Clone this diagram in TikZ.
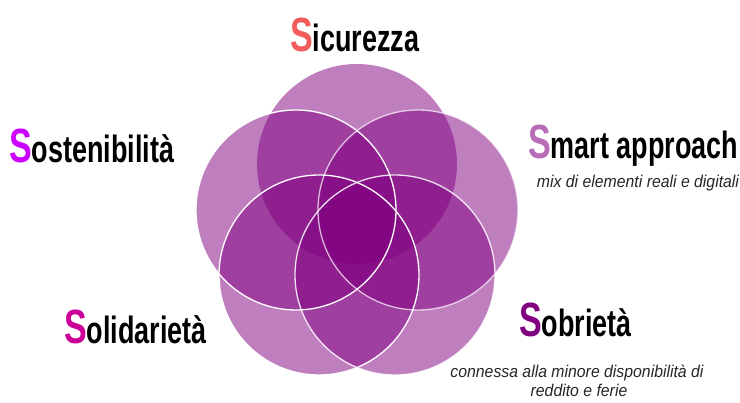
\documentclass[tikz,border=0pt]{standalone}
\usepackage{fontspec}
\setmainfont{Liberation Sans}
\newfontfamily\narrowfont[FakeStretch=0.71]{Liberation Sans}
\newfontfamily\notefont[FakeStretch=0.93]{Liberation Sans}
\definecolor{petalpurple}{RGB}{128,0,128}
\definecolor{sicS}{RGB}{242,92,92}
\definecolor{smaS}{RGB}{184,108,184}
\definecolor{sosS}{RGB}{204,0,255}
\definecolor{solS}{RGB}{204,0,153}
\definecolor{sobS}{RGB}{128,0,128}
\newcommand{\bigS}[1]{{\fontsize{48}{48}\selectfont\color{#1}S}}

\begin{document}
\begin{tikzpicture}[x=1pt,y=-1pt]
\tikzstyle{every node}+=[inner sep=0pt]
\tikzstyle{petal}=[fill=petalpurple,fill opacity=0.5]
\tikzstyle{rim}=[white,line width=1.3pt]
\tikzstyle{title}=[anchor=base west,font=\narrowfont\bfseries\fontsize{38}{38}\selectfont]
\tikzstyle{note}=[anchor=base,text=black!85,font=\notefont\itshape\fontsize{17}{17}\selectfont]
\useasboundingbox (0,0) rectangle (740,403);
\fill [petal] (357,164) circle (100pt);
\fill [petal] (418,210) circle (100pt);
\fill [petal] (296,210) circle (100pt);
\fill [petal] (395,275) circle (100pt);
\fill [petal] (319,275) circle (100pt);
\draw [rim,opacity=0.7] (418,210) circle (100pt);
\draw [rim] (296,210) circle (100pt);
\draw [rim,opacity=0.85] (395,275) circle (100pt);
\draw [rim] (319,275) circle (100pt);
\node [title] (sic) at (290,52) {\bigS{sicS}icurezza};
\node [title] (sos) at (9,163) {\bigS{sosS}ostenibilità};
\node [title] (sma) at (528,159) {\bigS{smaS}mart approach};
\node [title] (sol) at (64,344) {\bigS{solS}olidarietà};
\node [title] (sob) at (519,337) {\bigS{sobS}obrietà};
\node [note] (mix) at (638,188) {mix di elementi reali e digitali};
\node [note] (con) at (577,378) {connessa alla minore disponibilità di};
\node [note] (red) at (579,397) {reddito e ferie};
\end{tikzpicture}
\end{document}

▶ Work to do
Restate the whole of the material word for word without the pictures.

▶ Correct answer
Clone this diagram in TikZ.
\documentclass[tikz,border=0pt]{standalone}
\usepackage{fontspec}
\setmainfont{Liberation Sans}
\newfontfamily\narrowfont[FakeStretch=0.71]{Liberation Sans}
\newfontfamily\notefont[FakeStretch=0.93]{Liberation Sans}
\definecolor{petalpurple}{RGB}{128,0,128}
\definecolor{sicS}{RGB}{242,92,92}
\definecolor{smaS}{RGB}{184,108,184}
\definecolor{sosS}{RGB}{204,0,255}
\definecolor{solS}{RGB}{204,0,153}
\definecolor{sobS}{RGB}{128,0,128}
\newcommand{\bigS}[1]{{\fontsize{48}{48}\selectfont\color{#1}S}}

\begin{document}
\begin{tikzpicture}[x=1pt,y=-1pt]
\tikzstyle{every node}+=[inner sep=0pt]
\tikzstyle{petal}=[fill=petalpurple,fill opacity=0.5]
\tikzstyle{rim}=[white,line width=1.3pt]
\tikzstyle{title}=[anchor=base west,font=\narrowfont\bfseries\fontsize{38}{38}\selectfont]
\tikzstyle{note}=[anchor=base,text=black!85,font=\notefont\itshape\fontsize{17}{17}\selectfont]
\useasboundingbox (0,0) rectangle (740,403);
\fill [petal] (357,164) circle (100pt);
\fill [petal] (418,210) circle (100pt);
\fill [petal] (296,210) circle (100pt);
\fill [petal] (395,275) circle (100pt);
\fill [petal] (319,275) circle (100pt);
\draw [rim,opacity=0.7] (418,210) circle (100pt);
\draw [rim] (296,210) circle (100pt);
\draw [rim,opacity=0.85] (395,275) circle (100pt);
\draw [rim] (319,275) circle (100pt);
\node [title] (sic) at (290,52) {\bigS{sicS}icurezza};
\node [title] (sos) at (9,163) {\bigS{sosS}ostenibilità};
\node [title] (sma) at (528,159) {\bigS{smaS}mart approach};
\node [title] (sol) at (64,344) {\bigS{solS}olidarietà};
\node [title] (sob) at (519,337) {\bigS{sobS}obrietà};
\node [note] (mix) at (638,188) {mix di elementi reali e digitali};
\node [note] (con) at (577,378) {connessa alla minore disponibilità di};
\node [note] (red) at (579,397) {reddito e ferie};
\end{tikzpicture}
\end{document}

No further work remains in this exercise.